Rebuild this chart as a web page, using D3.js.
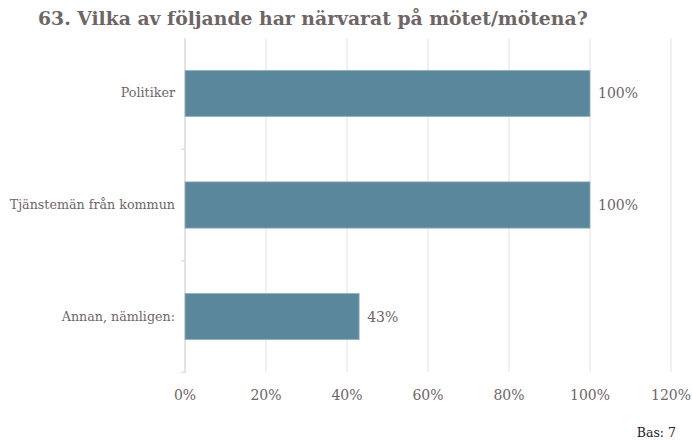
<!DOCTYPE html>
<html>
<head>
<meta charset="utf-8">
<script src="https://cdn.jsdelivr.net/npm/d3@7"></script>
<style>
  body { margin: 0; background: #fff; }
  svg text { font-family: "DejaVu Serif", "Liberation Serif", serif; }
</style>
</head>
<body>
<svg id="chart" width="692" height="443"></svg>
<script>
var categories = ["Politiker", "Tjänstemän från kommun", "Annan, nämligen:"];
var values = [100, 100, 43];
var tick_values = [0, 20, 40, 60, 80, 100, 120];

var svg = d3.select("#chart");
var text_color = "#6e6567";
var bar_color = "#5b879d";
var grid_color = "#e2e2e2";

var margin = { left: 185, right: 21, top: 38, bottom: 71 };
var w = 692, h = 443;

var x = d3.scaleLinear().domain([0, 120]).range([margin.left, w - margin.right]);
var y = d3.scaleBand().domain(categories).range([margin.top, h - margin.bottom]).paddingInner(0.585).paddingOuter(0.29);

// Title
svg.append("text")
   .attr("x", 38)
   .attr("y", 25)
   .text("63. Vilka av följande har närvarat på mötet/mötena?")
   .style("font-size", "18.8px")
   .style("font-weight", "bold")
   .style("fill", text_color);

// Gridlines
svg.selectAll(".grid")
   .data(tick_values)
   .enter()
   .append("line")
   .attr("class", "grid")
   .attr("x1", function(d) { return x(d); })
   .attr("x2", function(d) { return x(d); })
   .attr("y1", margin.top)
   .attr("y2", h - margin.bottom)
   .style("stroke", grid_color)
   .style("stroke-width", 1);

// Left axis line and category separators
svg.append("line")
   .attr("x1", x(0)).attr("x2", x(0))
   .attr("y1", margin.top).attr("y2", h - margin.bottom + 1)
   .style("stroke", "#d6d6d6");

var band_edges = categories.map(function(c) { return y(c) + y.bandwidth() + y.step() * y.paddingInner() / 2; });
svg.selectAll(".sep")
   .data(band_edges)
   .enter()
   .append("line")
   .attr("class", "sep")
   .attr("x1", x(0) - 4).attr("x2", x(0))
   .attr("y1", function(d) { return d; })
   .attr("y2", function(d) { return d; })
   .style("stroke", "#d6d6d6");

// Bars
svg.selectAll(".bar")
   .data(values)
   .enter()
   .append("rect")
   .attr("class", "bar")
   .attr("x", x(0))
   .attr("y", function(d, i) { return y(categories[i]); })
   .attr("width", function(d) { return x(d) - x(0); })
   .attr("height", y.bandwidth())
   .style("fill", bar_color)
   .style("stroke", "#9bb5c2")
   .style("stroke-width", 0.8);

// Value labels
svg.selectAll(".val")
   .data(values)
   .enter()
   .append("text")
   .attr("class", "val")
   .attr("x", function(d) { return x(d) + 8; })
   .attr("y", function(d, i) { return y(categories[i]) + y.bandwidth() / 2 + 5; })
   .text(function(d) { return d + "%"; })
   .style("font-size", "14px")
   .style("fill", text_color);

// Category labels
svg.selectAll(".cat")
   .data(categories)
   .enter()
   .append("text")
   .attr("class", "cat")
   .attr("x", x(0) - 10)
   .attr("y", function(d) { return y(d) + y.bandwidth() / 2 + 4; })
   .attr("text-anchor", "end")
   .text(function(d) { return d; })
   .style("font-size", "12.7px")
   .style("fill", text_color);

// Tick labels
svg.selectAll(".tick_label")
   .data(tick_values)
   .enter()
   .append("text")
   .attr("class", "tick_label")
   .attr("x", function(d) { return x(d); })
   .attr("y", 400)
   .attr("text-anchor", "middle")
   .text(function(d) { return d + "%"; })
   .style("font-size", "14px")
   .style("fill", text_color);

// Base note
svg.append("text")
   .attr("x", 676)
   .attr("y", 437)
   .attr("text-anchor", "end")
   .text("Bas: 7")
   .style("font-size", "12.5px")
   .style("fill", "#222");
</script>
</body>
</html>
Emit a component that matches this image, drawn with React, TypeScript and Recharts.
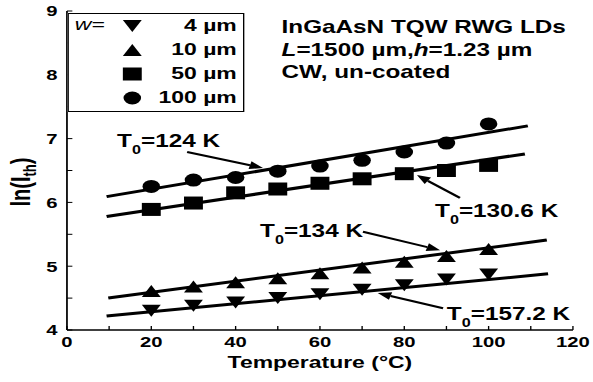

========================================================================

Pull out all lines in the data above that include "this".

## Exercise answer
Rebuild this chart as a web page, using D3.js.
Emit a component that matches this image, drawn with React, TypeScript and Recharts.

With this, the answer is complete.